To remain competitive in the global market, Central Asian countries will be required to overcome, or at least considerably minimize the growth hurdles. All of these countries rely on Russia in varying degrees, thus deteriorating Russian economy is likely to have an adverse effect on these countries in different ways, e.g. as inflated poverty rates primarily due to reduced remittances. Since Russia’s growth projections are almost negligible in short term, it might make sense for these countries to strengthen their trade relationship with the Eurozone countries which have started to experience nascent recovery.

Cases of Central Asian countries such as Kazakhstan (equipped with the maximum investment potential and minimum growth potential) and Turkmenistan (holding the minimum investment potential and maximum growth potential), indicate the fact that the region has an uneven growth and investment potential.
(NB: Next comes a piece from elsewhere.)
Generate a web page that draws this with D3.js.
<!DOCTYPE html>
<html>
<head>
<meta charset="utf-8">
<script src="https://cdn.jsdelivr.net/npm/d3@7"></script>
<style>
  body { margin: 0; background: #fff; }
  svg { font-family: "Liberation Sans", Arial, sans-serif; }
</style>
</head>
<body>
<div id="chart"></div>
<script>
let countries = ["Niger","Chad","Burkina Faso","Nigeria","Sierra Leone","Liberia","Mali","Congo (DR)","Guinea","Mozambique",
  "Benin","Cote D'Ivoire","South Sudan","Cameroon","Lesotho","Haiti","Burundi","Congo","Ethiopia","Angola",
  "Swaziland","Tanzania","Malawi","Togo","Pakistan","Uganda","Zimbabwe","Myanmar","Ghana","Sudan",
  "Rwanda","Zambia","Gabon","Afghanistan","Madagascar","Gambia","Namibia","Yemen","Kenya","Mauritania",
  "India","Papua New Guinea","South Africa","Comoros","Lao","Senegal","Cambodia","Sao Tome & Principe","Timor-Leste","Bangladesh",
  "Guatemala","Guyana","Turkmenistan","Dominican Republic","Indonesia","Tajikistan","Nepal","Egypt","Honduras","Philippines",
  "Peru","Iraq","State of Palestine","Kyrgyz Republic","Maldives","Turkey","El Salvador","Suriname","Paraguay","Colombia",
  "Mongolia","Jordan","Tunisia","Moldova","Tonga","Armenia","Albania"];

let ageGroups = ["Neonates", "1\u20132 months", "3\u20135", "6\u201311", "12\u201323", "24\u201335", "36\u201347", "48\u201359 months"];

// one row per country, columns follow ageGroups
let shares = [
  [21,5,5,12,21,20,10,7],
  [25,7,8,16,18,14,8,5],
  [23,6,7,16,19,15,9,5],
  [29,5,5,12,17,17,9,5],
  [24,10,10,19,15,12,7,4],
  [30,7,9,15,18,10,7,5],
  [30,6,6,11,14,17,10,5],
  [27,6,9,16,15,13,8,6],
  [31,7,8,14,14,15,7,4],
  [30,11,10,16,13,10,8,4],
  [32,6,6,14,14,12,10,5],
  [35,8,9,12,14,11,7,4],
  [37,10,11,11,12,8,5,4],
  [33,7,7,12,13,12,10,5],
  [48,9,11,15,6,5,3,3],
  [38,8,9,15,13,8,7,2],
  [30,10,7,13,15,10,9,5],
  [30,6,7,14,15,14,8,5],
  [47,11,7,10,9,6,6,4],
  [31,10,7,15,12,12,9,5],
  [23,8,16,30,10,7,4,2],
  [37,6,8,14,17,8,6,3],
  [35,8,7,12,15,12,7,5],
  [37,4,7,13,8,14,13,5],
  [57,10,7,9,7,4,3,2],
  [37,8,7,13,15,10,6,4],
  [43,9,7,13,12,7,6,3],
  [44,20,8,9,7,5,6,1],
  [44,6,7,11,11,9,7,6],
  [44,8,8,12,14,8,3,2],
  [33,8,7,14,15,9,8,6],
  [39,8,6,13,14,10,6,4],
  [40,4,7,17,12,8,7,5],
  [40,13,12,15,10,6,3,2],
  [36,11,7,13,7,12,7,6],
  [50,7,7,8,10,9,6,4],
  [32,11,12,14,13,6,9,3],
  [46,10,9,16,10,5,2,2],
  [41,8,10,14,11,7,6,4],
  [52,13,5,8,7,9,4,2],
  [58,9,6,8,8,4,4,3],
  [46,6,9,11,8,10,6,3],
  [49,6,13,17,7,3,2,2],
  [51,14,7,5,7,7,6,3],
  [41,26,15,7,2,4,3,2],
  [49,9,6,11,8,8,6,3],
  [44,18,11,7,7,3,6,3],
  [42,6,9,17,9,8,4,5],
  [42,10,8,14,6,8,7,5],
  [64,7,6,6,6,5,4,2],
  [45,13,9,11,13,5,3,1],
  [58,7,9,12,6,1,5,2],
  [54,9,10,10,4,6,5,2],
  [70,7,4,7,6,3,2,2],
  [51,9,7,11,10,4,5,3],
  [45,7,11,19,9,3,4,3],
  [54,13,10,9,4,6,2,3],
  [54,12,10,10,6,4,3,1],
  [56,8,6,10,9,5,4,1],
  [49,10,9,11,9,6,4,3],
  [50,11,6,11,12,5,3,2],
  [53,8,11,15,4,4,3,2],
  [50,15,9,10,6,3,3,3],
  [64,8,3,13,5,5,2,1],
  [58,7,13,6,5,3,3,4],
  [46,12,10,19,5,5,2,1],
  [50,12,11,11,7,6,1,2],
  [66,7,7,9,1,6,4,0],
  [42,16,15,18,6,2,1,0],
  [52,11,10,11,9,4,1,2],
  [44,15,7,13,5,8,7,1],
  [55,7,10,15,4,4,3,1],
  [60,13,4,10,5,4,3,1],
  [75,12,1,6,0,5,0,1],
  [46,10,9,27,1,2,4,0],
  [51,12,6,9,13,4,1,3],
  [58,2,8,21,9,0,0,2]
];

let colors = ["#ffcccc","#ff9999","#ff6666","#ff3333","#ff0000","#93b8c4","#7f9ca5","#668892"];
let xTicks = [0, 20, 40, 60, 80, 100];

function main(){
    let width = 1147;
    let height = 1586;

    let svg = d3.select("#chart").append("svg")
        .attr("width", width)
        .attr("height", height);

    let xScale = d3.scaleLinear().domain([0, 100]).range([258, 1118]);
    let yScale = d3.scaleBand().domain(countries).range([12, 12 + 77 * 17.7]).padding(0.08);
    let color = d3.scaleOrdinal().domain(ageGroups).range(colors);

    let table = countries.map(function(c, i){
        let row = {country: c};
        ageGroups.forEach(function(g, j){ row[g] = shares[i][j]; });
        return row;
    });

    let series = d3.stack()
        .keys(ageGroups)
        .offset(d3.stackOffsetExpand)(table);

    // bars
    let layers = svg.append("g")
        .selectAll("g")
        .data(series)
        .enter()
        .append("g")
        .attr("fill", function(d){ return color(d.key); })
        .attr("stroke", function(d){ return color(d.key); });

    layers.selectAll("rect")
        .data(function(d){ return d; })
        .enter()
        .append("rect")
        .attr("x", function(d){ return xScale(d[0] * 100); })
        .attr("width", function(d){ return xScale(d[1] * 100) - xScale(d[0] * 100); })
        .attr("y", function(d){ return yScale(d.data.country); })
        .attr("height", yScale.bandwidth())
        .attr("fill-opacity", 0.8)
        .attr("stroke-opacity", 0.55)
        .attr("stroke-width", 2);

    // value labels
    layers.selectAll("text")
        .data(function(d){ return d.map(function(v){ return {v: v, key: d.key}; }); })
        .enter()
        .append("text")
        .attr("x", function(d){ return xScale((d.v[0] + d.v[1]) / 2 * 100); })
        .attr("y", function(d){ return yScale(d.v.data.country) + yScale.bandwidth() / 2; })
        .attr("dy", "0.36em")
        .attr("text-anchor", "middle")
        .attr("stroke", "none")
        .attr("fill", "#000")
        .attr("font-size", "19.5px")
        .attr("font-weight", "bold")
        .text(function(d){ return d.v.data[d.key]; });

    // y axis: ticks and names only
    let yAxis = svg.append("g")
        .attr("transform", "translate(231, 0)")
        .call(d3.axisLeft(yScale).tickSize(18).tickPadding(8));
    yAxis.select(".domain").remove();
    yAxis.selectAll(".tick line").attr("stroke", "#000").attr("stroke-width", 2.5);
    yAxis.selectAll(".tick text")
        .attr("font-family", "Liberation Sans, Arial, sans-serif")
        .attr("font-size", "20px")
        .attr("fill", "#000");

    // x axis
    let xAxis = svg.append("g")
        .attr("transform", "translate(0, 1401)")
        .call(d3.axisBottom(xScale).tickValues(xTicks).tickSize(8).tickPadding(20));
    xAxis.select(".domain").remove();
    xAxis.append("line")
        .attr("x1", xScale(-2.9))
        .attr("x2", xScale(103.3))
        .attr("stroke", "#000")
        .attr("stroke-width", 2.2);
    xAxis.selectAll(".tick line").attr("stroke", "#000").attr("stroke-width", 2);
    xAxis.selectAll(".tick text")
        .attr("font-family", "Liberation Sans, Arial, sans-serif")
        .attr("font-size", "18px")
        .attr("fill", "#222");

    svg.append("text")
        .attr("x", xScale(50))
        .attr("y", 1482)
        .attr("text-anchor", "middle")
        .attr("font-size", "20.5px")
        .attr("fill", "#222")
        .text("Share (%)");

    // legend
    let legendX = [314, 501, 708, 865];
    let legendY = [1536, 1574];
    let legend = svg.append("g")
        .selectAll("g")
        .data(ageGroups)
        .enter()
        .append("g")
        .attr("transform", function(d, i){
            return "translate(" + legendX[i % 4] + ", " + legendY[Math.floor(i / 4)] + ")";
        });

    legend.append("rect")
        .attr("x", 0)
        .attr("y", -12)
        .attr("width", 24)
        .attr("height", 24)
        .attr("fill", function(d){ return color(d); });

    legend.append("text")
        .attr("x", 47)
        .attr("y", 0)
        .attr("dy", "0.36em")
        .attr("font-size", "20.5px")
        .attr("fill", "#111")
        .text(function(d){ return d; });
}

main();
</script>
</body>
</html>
In order to reduce the level of unevenness, reforms which encourage investment driven growth need to be implemented. It is of utmost importance for Central Asian countries to make their economies resilient (to a larger extent) to prevailing harmful extrinsic factors as well as to overcome intrinsic challenges. Also, it would be beneficial if the countries created a more suitable environment for private sector growth, improve quality of workforce, promote inclusive growth through better access to finance for SMEs, and create a dynamic non-oil tradable sector to diversify economies.